Und umgekehrt: wieviel Substanzen werden aufgrund einer zu geringen Bioverfügbarkeit im Tier nicht entwickelt, obgleich sie vielleicht im Menschen gut wirksam wären?

Dr. Wolfgang Boomgaarden von PharmInformatic will mit seinem Expertensystem zu Bioverfügbarkeit genau diese Fragen im Vorfeld beantworten helfen und gleichzeitig den Einsatz von Tieren möglichst reduzieren.

Hier geht es zum Aufsatz:
http://www.pharmainformatic.com/html/blockbuster_drugs.html

* Literatur:
Veber, DF, Johnson, SR, Cheng, H-Y, Smith, BR, Ward, KW & Kopple, KD (2002): Molecular Properties That Influence the Oral Bioavailability of Drug Candidates. J. Med. Chem. 45: 2615-2623.

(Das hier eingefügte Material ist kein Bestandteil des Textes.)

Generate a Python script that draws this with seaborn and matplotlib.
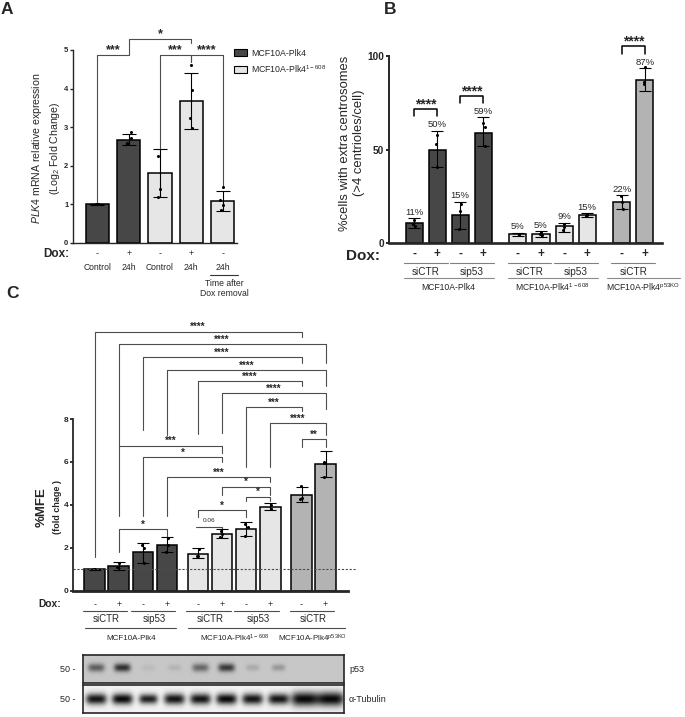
import numpy as np
import pandas as pd
import matplotlib
matplotlib.use("Agg")
import matplotlib.pyplot as plt
import seaborn as sns
from matplotlib import transforms
from matplotlib.patches import Patch

sns.set_style("ticks")
plt.rcParams['font.family'] = ['Liberation Sans', 'DejaVu Sans']
plt.rcParams['mathtext.fontset'] = 'custom'
plt.rcParams['mathtext.rm'] = 'Liberation Sans'
plt.rcParams['mathtext.it'] = 'Liberation Sans:italic'
plt.rcParams['mathtext.bf'] = 'Liberation Sans:bold'

# ---------------- data ----------------
LINE_NAMES = {"plk4": "MCF10A-Plk4",
              "plk4_608": r"MCF10A-Plk4$^{\mathregular{1-608}}$",
              "p53ko": r"MCF10A-Plk4$^{\mathregular{p53KO}}$"}
PALETTE = {"plk4": "#474747", "plk4_608": "#e6e6e6", "p53ko": "#b3b3b3"}

# panel A: PLK4 mRNA
a_line = ["plk4", "plk4", "plk4_608", "plk4_608", "plk4_608"]
a_dox = ["-", "+", "-", "+", "-"]
a_cond = ["Control", "24h", "Control", "24h", "24h"]
a_mean = [1.0, 2.68, 1.82, 3.68, 1.09]
a_sd = [0.01, 0.15, 0.62, 0.72, 0.26]
a_pts = [[1.0, 1.0, 1.0, 1.0], [2.88, 2.72, 2.6, 2.56], [2.25, 1.4, 1.2],
         [4.6, 3.97, 3.25, 2.97], [1.45, 1.12, 0.98, 0.85]]
a_sig = [(0, 1, 4.87, 1.07, 4.87, "***"), (1, 3, 5.28, 4.87, 5.17, "*"),
         (2, 3, 4.87, 2.46, 4.7, "***"), (3, 4, 4.87, 4.7, 1.45, "****")]

# panel B: extra centrosomes
b_line = ["plk4"] * 4 + ["plk4_608"] * 4 + ["p53ko"] * 2
b_si = ["siCTR", "siCTR", "sip53", "sip53", "siCTR", "siCTR", "sip53", "sip53", "siCTR", "siCTR"]
b_dox = ["-", "+"] * 5
b_mean = [11, 50, 15, 59, 5, 5, 9, 15, 22, 87]
b_lo = [8.4, 40.7, 7.5, 51.8, 4.1, 3.2, 6.3, 13.9, 18.2, 81.2]
b_hi = [13.4, 60.2, 22.3, 67.5, 5.7, 6.6, 11.1, 16.0, 25.9, 93.7]
b_pts = [[12.5, 10.5, 9.0], [58.0, 53.0, 41.0], [21.0, 17.5, 7.5], [64.0, 62.0, 52.0],
         [5.0, 5.0, 5.0], [6.2, 5.0, 4.3], [10.5, 8.5, 7.0], [15.5, 15.0, 14.6],
         [25.0, 22.0, 18.5], [94.0, 86.0, 85.0]]
b_sig = [(0, 1, 71.7, 68.1, 68.1, "****"), (2, 3, 78.8, 75.1, 75.1, "****"),
         (8, 9, 105.3, 101.0, 101.0, "****")]

# panel C: mammosphere formation efficiency
c_line = b_line
c_si = b_si
c_dox = b_dox
c_mean = [1.0, 1.15, 1.79, 2.14, 1.71, 2.64, 2.86, 3.89, 4.46, 5.92]
c_lo = [0.98, 0.96, 1.31, 1.80, 1.51, 2.44, 2.55, 3.76, 4.15, 5.28]
c_hi = [1.02, 1.35, 2.24, 2.49, 2.00, 2.87, 3.19, 4.07, 4.85, 6.52]
c_pts = [[1.0, 1.0, 1.0], [1.28, 1.1, 1.0], [2.13, 1.97, 1.31], [2.44, 2.13, 1.82],
         [1.93, 1.62, 1.6], [2.8, 2.65, 2.48], [3.1, 2.95, 2.55], [4.0, 3.82, 3.8],
         [4.87, 4.3, 4.27], [6.0, 5.95, 5.3]]
c_sig = [(0, 8, 12.07, 1.58, 11.81, "****"), (1, 9, 11.48, 6.76, 10.6, "****"),
         (2, 8, 10.87, 7.5, 10.6, "****"), (3, 9, 10.28, 7.26, 9.55, "****"),
         (4, 8, 9.78, 7.3, 9.55, "****"), (5, 9, 9.2, 7.35, 8.45, "****"),
         (6, 8, 8.57, 5.78, 8.39, "***"), (7, 9, 7.8, 5.78, 7.26, "****"),
         (8, 9, 7.05, 6.71, 6.71, "**"), (1, 5, 6.76, 3.48, 6.43, "***"),
         (2, 5, 6.24, 3.48, 6.01, "*"), (3, 7, 5.31, 3.48, 5.08, "***"),
         (5, 7, 4.85, 4.46, 4.46, "*"), (6, 7, 4.38, 4.18, 4.18, "*"),
         (4, 6, 3.76, 3.42, 3.42, "*"), (4, 5, 2.98, 2.98, 2.83, "0.06"),
         (1, 3, 2.87, 1.82, 2.49, "*")]

# western blot: band intensity (0 = none, 1 = saturated) and relative band width per lane
wb_p53 = [0.55, 0.8, 0.06, 0.1, 0.5, 0.75, 0.15, 0.25, 0.0, 0.0]
wb_p53_w = [1.0, 1.0, 0.8, 0.8, 1.0, 1.0, 0.8, 0.8, 1.0, 1.0]
wb_tub = [0.95, 1.0, 0.9, 0.95, 0.95, 1.0, 0.95, 0.95, 1.0, 1.0]
wb_tub_w = [1.0, 1.0, 0.9, 1.0, 1.0, 1.0, 1.0, 1.0, 1.3, 1.3]

# ---------------- figure ----------------
W, H = 685, 717
fig = plt.figure(figsize=(W / 100, H / 100), dpi=100)


def add_ax(l, t, r, b):
    return fig.add_axes([l / W, 1 - b / H, (r - l) / W, (b - t) / H])


def fy(py):
    return 1 - py / H


def row_text(ax, x, py, s, **kw):
    tr = transforms.blended_transform_factory(ax.transData, fig.transFigure)
    ax.text(x, fy(py), s, transform=tr, ha="center", va="center", clip_on=False, **kw)


def row_line(ax, x0, x1, py, color="0.35", lw=0.8):
    tr = transforms.blended_transform_factory(ax.transData, fig.transFigure)
    ax.plot([x0, x1], [fy(py), fy(py)], transform=tr, color=color, lw=lw, clip_on=False)


def draw_bars(ax, pos, mean, lo, hi, pts, lines, width, lw=1.1, cap=4):
    df = pd.DataFrame({"pos": pos, "val": mean, "line": lines})
    sns.barplot(data=df, x="pos", y="val", hue="line", palette=PALETTE, native_scale=True,
                dodge=False, width=width, errorbar=None, edgecolor="black", linewidth=lw,
                legend=False, ax=ax)
    ax.errorbar(pos, mean, yerr=[np.array(mean) - np.array(lo), np.array(hi) - np.array(mean)],
                fmt="none", ecolor="black", elinewidth=0.8, capsize=cap, capthick=0.8, zorder=5)
    pdf = pd.DataFrame({"pos": np.repeat(pos, [len(p) for p in pts]), "val": np.concatenate(pts)})
    sns.stripplot(data=pdf, x="pos", y="val", native_scale=True, jitter=0.08, color="black",
                  size=2.2, ax=ax, zorder=6)


def bracket(ax, xa, xb, y, ya, yb, label, fs, off, bold=True, color="0.3", lw=0.8):
    ax.plot([xa, xa, xb, xb], [ya, y, y, yb], color=color, lw=lw, clip_on=False)
    ax.annotate(label, xy=((xa + xb) / 2, y), xytext=(0, off), textcoords="offset points",
                ha="center", va="baseline", fontsize=fs,
                fontweight="bold" if bold else "normal", annotation_clip=False)


def style_axis(ax, ylim, yticks, xlim, lw_left, lw_bottom, tick_fs):
    ax.set_ylim(*ylim)
    ax.set_xlim(*xlim)
    ax.set_yticks(yticks)
    ax.set_xticks([])
    ax.set_xlabel("")
    ax.set_ylabel("")
    sns.despine(ax=ax)
    ax.spines["left"].set_linewidth(lw_left)
    ax.spines["bottom"].set_linewidth(lw_bottom)
    ax.tick_params(axis="y", width=lw_left, length=2.5, pad=0.8, labelsize=tick_fs)
    for t in ax.get_yticklabels():
        t.set_fontweight("bold")


np.random.seed(3)

# ---------------- panel A ----------------
axA = add_ax(73, 50, 237, 243)
a_pos = np.arange(len(a_mean), dtype=float)
a_lo = np.array(a_mean) - np.array(a_sd)
a_hi = np.array(a_mean) + np.array(a_sd)
draw_bars(axA, a_pos, a_mean, a_lo, a_hi, a_pts, a_line, 0.74, cap=5)
for i, j, y, ya, yb, lab in a_sig:
    bracket(axA, a_pos[i], a_pos[j], y, ya, yb, lab, 9, 1.5)
style_axis(axA, (0, 5), [0, 1, 2, 3, 4, 5], (-0.78, 4.46), 1.0, 1.0, 5.5)

fig.text(56 / W, fy(254), "Dox:", ha="center", va="center", fontsize=8.5, fontweight="bold")
for x, d, c in zip(a_pos, a_dox, a_cond):
    row_text(axA, x, 254, d, fontsize=6.5)
    row_text(axA, x, 268, c, fontsize=6.2)
row_line(axA, a_pos[-1] - 0.4, a_pos[-1] + 0.5, 274.5, color="0.2")
row_text(axA, a_pos[-1] + 0.05, 283.5, "Time after", fontsize=6.2)
row_text(axA, a_pos[-1] + 0.05, 293, "Dox removal", fontsize=6.2)
fig.text(46 / W, fy(148), "$\\it{PLK4}$ mRNA relative expression\n(Log$_{\\mathregular{2}}$ Fold Change)",
         rotation=90, ha="center", va="center", fontsize=7.6, multialignment="center",
         linespacing=1.45)
handles = [Patch(facecolor=PALETTE[k], edgecolor="black", lw=0.8, label=LINE_NAMES[k])
           for k in ["plk4", "plk4_608"]]
fig.legend(handles=handles, loc="upper left", bbox_to_anchor=(232 / W, fy(47)), frameon=False,
           fontsize=6.3, handlelength=1.5, handleheight=0.75, handletextpad=0.5,
           labelspacing=0.6, borderpad=0.2, borderaxespad=0)

# ---------------- panel B ----------------
axB = add_ax(389, 56, 662, 243.3)
b_grp = pd.factorize(pd.Series(b_line))[0]
b_pos = np.arange(len(b_mean)) + 0.5 * b_grp
draw_bars(axB, b_pos, b_mean, b_lo, b_hi, b_pts, b_line, 0.74)
for i, j, y, ya, yb, lab in b_sig:
    bracket(axB, b_pos[i], b_pos[j], y, ya, yb, lab, 10, 0.5, color="black", lw=1.1)
for x, m, h in zip(b_pos, b_mean, b_hi):
    axB.annotate(f"{m}%", xy=(x, h), xytext=(0, 2.3), textcoords="offset points",
                 ha="center", va="baseline", fontsize=6.8, annotation_clip=False)
style_axis(axB, (0, 100), [0, 50, 100], (-1.085, 10.74), 1.4, 1.9, 7.3)

fig.text(363 / W, fy(255.5), "Dox:", ha="center", va="center", fontsize=11, fontweight="bold")
for x, d in zip(b_pos, b_dox):
    row_text(axB, x, 254, d, fontsize=8.5, fontweight="bold")
for k in range(0, len(b_pos), 2):
    row_line(axB, b_pos[k] - 0.45, b_pos[k + 1] + 0.45, 263.3, color="0.5")
    row_text(axB, (b_pos[k] + b_pos[k + 1]) / 2, 271.7, b_si[k], fontsize=7.2)
for g, key in enumerate(["plk4", "plk4_608", "p53ko"]):
    sel = b_pos[b_grp == g]
    x0, x1 = sel.min() - 0.45, sel.max() + 0.45
    if key == "p53ko":
        x0, x1 = sel.min() - 0.65, sel.max() + 1.5
    row_line(axB, x0, x1, 278.3, color="0.55")
    row_text(axB, (x0 + x1) / 2, 287.3, LINE_NAMES[key], fontsize=6.2)
fig.text(352 / W, fy(143), "%cells with extra centrosomes\n(>4 centrioles/cell)", rotation=90,
         ha="center", va="center", fontsize=9.4, multialignment="center", linespacing=1.25)

# ---------------- panel C ----------------
axC = add_ax(73, 419, 348, 590.7)
c_grp = pd.factorize(pd.Series(c_line))[0]
c_pos = np.arange(len(c_mean)) + 0.3 * c_grp
draw_bars(axC, c_pos, c_mean, c_lo, c_hi, c_pts, c_line, 0.85, cap=4.5)
for i, j, y, ya, yb, lab in c_sig:
    if lab == "0.06":
        bracket(axC, c_pos[i] - 0.1, c_pos[j], y, ya, yb, lab, 4.6, 3.5, bold=False)
    else:
        bracket(axC, c_pos[i], c_pos[j], y, ya, yb, lab, 7, 1.0)
axC.plot([-0.9, 10.9], [1, 1], ls=(0, (2, 1.5)), color="0.3", lw=0.8, clip_on=False, zorder=7)
style_axis(axC, (0, 8), [0, 2, 4, 6, 8], (-0.9, 10.53), 1.3, 2.0, 6)

fig.text(50 / W, fy(604.3), "Dox:", ha="center", va="center", fontsize=7.4, fontweight="bold")
for x, d in zip(c_pos, c_dox):
    row_text(axC, x, 604.3, d, fontsize=6.5)
for k in range(0, len(c_pos), 2):
    row_line(axC, c_pos[k] - 0.5, c_pos[k + 1] + 0.35, 610.7, color="0.3")
    row_text(axC, (c_pos[k] + c_pos[k + 1]) / 2, 619.3, c_si[k], fontsize=7)
for g, key in enumerate(["plk4", "plk4_608", "p53ko"]):
    sel = c_pos[c_grp == g]
    x0, x1 = sel.min() - 0.4, sel.max() + 0.4
    if key == "p53ko":
        x0, x1 = sel.min() - 0.9, sel.max() + 0.8
    row_line(axC, x0, x1, 628.3, color="0.3")
    row_text(axC, (x0 + x1) / 2, 638, LINE_NAMES[key], fontsize=5.8)
fig.text(42 / W, fy(507), "%MFE", rotation=90, ha="center", va="center", fontsize=9.5,
         fontweight="bold")
fig.text(57 / W, fy(507), "(fold chage )", rotation=90, ha="center", va="center", fontsize=6.5,
         fontweight="bold")


# ---------------- western blot ----------------
def blot(l, t, r, b, inten, widths, bg, sx, sy, cy, name):
    ax = add_ax(l, t, r, b)
    nx, ny = 400, 60
    xx, yy = np.meshgrid(np.linspace(0, 1, nx), np.linspace(0, 1, ny))
    img = np.full((ny, nx), bg)
    for i, (v, wf) in enumerate(zip(inten, widths)):
        cx = 0.05 + 0.1 * i
        prof = np.exp(-(((xx - cx) / (sx * wf)) ** 4) - (((yy - cy) / (sy * wf)) ** 2))
        img = img - v * prof * (bg - 0.03)
    ax.imshow(np.clip(img, 0, 1), cmap="gray", vmin=0, vmax=1, aspect="auto",
              extent=(0, 1, 1, 0), interpolation="bilinear")
    ax.set_xticks([])
    ax.set_yticks([])
    for s in ax.spines.values():
        s.set_visible(True)
        s.set_linewidth(1.2)
    mid = (t + b) / 2
    fig.text(75 / W, fy(mid), "50 -", ha="right", va="center", fontsize=6.5)
    fig.text(349 / W, fy(mid), name, ha="left", va="center", fontsize=6.5)
    return ax


blot(83, 655, 344, 683, wb_p53, wb_p53_w, 0.78, 0.032, 0.15, 0.45, "p53")
blot(83, 685, 344, 713, wb_tub, wb_tub_w, 0.95, 0.04, 0.2, 0.5, "\u03b1-Tubulin")

# ---------------- panel letters ----------------
fig.text(1 / W, fy(9), "A", fontsize=12.5, fontweight="bold", va="center")
fig.text(384 / W, fy(9), "B", fontsize=12.5, fontweight="bold", va="center")
fig.text(6 / W, fy(293), "C", fontsize=12.5, fontweight="bold", va="center")

fig.savefig("out.png", dpi=100)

Omeprazol ist ein Arzneistoff aus der Gruppe der Protonenpumpenhemmer, der zur Behandlung von Magen- und Zwölffingerdarmgeschwüren sowie bei Refluxösophagitis eingesetzt wird. Die Bioverfügbarkeit im Menschen  liegt bei 35 % und steigt bei wiederholter Gabe auf 60 %.

Duloxetin ist ein Arzneimittel zur Behandlung von Depressionen und allgemeinen Angstzuständen. Die absolute orale Bioverfügbarkeit im Menschen schwankt enorm und kann je nach Patient zwischen 32 % und 80 % liegen. Grund ist ein  starker First-Pass-Effekt-Unterschied aufgrund von Geschlecht, Alter, Raucherstatus, Nahrungsaufnahme und Enzymaktivität des fremdstoffmetabolisierenden Enzyms CYP2D6.

Aripiprazol ist ein Arzneistoff zur Behandlung von Schizophrenie, von mäßigen bis schweren manischen Phasen der Bipolar-I-Störung und und zur Vorbeugung vor neuen manischen Episoden. Die orale Bioverfügbarkeit im Menschen beträgt 87%.